Expert Reviews – Mountain Zebra NP
Lizzie is a reputed guidebook writer and author of the Footprint guides to South Africa, Namibia, Kenya, Tanzania, Uganda and Zimbabwe.
Guaranteed sightings of mountain zebra on a scenic grassy plateau
On our visit, the Mountain Zebra National Park hung with thick dark clouds, but the moody weather actually made for some incredible colours, and the steel-blue rolling mountains melted into a foreground of fluid golden grass. Our game drive looped across the wide Rooiplat Plateau, where we naturally saw mountain zebra, (they have narrower stripes than Burchell’s zebra), and the grey stormy Karoo sky silhouetted them perfectly. Other plains game included springbok, black wildebeest and red hartebeest, and we surprised a couple of large male kudu in a gully. Unfortunately black rhino and cheetah remained elusive but I think I heard jackals yipping during the night.
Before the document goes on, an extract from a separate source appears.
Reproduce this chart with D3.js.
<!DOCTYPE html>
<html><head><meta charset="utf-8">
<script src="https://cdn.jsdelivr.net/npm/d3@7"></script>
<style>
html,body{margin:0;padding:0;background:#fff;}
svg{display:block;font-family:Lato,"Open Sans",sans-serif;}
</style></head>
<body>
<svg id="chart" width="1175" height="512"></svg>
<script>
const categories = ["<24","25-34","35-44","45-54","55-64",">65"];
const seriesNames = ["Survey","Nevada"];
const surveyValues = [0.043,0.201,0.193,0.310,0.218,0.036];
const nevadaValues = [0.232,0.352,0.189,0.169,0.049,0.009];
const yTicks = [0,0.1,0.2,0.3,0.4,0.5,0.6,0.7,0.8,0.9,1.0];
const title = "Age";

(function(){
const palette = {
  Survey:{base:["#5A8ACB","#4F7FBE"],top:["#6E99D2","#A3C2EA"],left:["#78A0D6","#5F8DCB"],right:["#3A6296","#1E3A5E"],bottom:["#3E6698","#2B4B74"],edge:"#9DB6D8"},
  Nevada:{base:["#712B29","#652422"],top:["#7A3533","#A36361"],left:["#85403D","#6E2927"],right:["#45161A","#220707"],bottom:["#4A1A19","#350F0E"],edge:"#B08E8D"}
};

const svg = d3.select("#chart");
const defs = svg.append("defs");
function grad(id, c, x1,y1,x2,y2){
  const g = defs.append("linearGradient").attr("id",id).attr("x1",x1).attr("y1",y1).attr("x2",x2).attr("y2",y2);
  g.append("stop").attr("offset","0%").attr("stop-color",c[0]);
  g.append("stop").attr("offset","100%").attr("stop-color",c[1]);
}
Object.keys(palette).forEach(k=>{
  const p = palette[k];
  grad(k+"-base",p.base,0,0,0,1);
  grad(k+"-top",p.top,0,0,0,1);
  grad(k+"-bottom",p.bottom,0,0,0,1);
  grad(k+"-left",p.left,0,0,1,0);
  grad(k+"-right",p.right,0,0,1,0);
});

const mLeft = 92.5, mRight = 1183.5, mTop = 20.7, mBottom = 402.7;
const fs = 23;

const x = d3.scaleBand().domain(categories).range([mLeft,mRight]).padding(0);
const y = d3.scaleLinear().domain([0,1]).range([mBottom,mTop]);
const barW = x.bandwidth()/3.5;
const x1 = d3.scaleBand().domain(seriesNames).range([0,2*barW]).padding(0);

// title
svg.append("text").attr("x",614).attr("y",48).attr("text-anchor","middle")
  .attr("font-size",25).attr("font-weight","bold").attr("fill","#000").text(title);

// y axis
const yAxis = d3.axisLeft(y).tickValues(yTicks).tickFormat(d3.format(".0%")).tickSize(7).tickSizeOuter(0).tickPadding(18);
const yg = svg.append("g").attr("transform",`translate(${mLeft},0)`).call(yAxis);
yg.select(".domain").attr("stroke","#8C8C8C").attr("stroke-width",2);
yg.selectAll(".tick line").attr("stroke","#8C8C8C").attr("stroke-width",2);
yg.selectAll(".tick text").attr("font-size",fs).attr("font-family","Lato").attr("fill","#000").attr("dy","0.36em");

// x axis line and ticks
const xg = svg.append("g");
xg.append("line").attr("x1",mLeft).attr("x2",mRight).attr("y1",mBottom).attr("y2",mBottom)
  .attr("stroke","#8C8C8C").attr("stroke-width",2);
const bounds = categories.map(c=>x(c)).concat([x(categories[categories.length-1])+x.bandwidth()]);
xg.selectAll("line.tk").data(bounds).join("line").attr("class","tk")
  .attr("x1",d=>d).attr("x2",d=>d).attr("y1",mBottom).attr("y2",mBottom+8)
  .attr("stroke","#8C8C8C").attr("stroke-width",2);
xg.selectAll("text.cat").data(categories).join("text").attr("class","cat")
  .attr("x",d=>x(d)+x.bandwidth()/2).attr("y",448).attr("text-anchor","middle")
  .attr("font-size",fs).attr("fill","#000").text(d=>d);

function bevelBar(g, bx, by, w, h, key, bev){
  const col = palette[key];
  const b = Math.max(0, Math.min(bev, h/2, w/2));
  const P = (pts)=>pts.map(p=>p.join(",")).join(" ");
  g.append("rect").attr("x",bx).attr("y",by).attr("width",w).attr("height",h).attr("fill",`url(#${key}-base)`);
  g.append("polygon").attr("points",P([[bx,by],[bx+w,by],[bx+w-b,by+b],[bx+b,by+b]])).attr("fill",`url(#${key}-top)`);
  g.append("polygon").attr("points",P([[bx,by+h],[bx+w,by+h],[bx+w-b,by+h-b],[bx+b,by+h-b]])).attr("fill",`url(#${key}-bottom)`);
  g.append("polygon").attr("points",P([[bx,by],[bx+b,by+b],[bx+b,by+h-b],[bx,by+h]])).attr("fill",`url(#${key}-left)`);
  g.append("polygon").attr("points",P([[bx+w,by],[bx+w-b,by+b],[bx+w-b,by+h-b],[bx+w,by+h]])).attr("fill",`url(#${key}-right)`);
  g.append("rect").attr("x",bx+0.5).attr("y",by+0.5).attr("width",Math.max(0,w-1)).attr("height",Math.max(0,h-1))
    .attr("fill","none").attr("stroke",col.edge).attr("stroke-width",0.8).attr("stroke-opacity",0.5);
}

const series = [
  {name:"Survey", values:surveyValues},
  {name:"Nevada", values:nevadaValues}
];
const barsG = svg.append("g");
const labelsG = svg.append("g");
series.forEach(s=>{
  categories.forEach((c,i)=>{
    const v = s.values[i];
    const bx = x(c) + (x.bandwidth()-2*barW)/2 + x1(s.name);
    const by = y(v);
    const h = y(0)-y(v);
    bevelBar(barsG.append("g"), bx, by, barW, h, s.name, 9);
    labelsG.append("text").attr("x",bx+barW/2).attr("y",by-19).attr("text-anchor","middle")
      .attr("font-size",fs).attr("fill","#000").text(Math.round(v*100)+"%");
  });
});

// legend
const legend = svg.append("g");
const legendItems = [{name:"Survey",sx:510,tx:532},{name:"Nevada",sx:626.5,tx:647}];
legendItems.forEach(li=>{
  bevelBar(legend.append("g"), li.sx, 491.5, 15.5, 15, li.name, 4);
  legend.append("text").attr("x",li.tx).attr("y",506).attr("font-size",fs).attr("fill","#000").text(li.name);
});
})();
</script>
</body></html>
It’s a good overnight stop (the Victorian-style Doornhoek farmhouse is a fine place to stay), and in the weather we experienced, great for camping with a hot stew cooked over the braai.
Paul is a travel writer, author of the Bradt guidebook to Zimbabwe and is closely involved in promoting tourism to Zimbabwe.
Craggy Heights and Deep Valleys
The Cape mountain zebra differs from its more common cousin, Burchells, mainly in its colouring, but it was nearly extinct at the beginning of the 20th century so it’s great to see about 300 thriving here in their natural surroundings. It shares the park with buffalo, black rhino, black wildebeest, eland, red hartebeest, gemsbok, cheetah and caracal (all of which I’ve seen here except the last two). While this is not a full-on, intense, game viewing park it has a great atmosphere with a variety of accommodations and activities such as hiking, 4x4 trails plus of course game drives amongst its very scenic crags, hills and valleys.
Stephen is a travel writer and avid conservationist whose work appears in prestigious magazines such as Africa Geographic and Travel Africa.
Dazzles of Zebra
This tiny park came into being in 1937 with a sole purpose: to save the highly endangered Cape mountain zebra from extinction. In this regard it succeeded admirably and today the population hovers around the 300 mark despite a number of equids having been relocated to other suitable reserves in the region. However, this great conservation feat is not in itself reason enough for safari enthusiasts to make the effort to visit the Mountain Zebra National Park. More recently, a number of indigenous mammals have been reintroduced to the park, including cheetah, buffalo, black rhino, and a range of antelope species. I will admit that during my brief visit to the national park, I saw few of these ‘new addition’ species, while the park’s biggest feline, the retiring caracal, remained as elusive as ever. So, unless you’re a zebra maniac or happen to be passing through the area, I would probably recommend taking a rain check and rather safariing in one of South Africa’s better wildlife areas.